What they produce depends not only on the energy they expend, but on general
conditions – mazal – that are beyond their ability to control. Very few of
the king’s closer advisors come from this group.
Members of a second group are treated very differently. To those who charge
into battle to protect the honor of the sovereign and his realm, meals are
provided, already prepared, in a relatively fixed and predictable manner.
The king relates to these servants with special warmth. While he will not
ordinarily stop to speak to a common laborer, he does not find it beneath
his royal dignity to converse with a common soldier.

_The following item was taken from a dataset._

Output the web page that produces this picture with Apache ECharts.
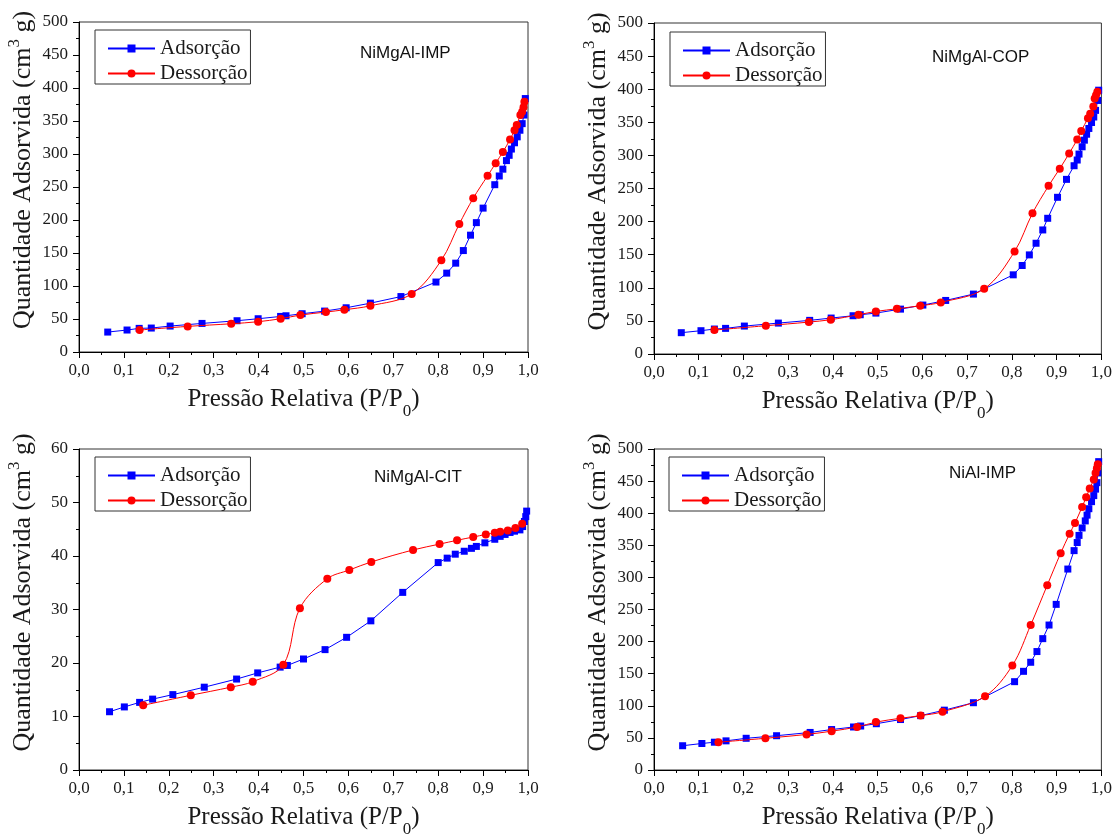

These two roles translate into different ways people are sustained by our
Heavenly King. For most people, sustenance depends on labor – avodah. That
avodah can come in the form of the korbanos (when the Temples stood) or of
prayer (even when they didn’t.) The quality of a person’s avodah provides
him with an “entitlement:” a potential to succeed in some activity or
venture. The individual must still toil with great exertion to turn the
potential into reality, doing what is required to generate some item or income.
A smaller number of people fight the wars of Torah. They take up and
safeguard the honor of Hashem’s precious Torah by their deep and diligent
attention to their meaning – of constant involvement in the milchamtoh shel
Torah. Their needs are provided for through the direct supervision of the
King; what He gives them comes to them with limited exertion. As is well
known, “Hashem loves the gates distinguished by halachah” more than
places of avodah.
In the decades of their travels in the wilderness, the Bnei Yisrael occupied
themselves exclusively with the study of Torah. They were fed mon, for which
they did not have to exert themselves. (While korbanos were offered, those
offerings served primarily as a way of inviting in Hashem’s Presence for the
purpose of direct encounter. They were not offered as they would be in the
future – as the preferred form of avodah. The cheruvim of such a period
faced each other as a depiction of the mutual love of Hashem and His people.
This changed entirely with the inauguration of Shlomo’s Beis ha-Mikdosh.
Klal Yisrael’s sustenance would come through the avodah of korbanos. The
expectant eyes of the people would be upon His special House. Hashem Himself
would, kivayachol, look there expectantly for His beloved korbanos. The
cheruvim, therefore, faced outward. Shlomo’s cheruvim symbolized the
lifestyle of the entire epoch, not spiritual failure within it. Even when
the Bnei Yisrael were attentive to both halachah in general and the
requirements of the korbanos, they were still as a society considered “not
following the Will of the Omnipresent” relative to the years in which
several million Jews occupied themselves with Torah study. At the same
time, the meaning of Moshe’s original cheruvim was never lost. Those
cheruvim remained atop the Aron during the centuries of Shlomo’s bayis,
serving alongside the free-standing cheruvim that Shlomo provided. Indeed,
even the churban could not erase their significance, as Moshe’s cheruvim
were sequestered away for safe-keeping , in a place where they are safe
even today. Their symbolism would be relevant for all times, in regard to
those individuals who make their life’s work the study of Torah. They, too,
would know this loving relationship and close management by Divine Providence.
The King does not demand that all serve in His army. Yet one who is capable
of serving in the milchamtohshel Torah but chooses a different role for
himself cannot be said to be “following the will of the Omnipresent.”
1. Based on Ha’amek Davar and Harchev Davar, Shemos 25:20
2. Divrei ha-Yamim2 3:13
3. Bava Basra 99A
4. See Divrei ha-Yamim1 28:19
5. Berachos 8A. The gemara apparently means places where Torah is studies
deeply enough to arrive at definitive halachic conclusions.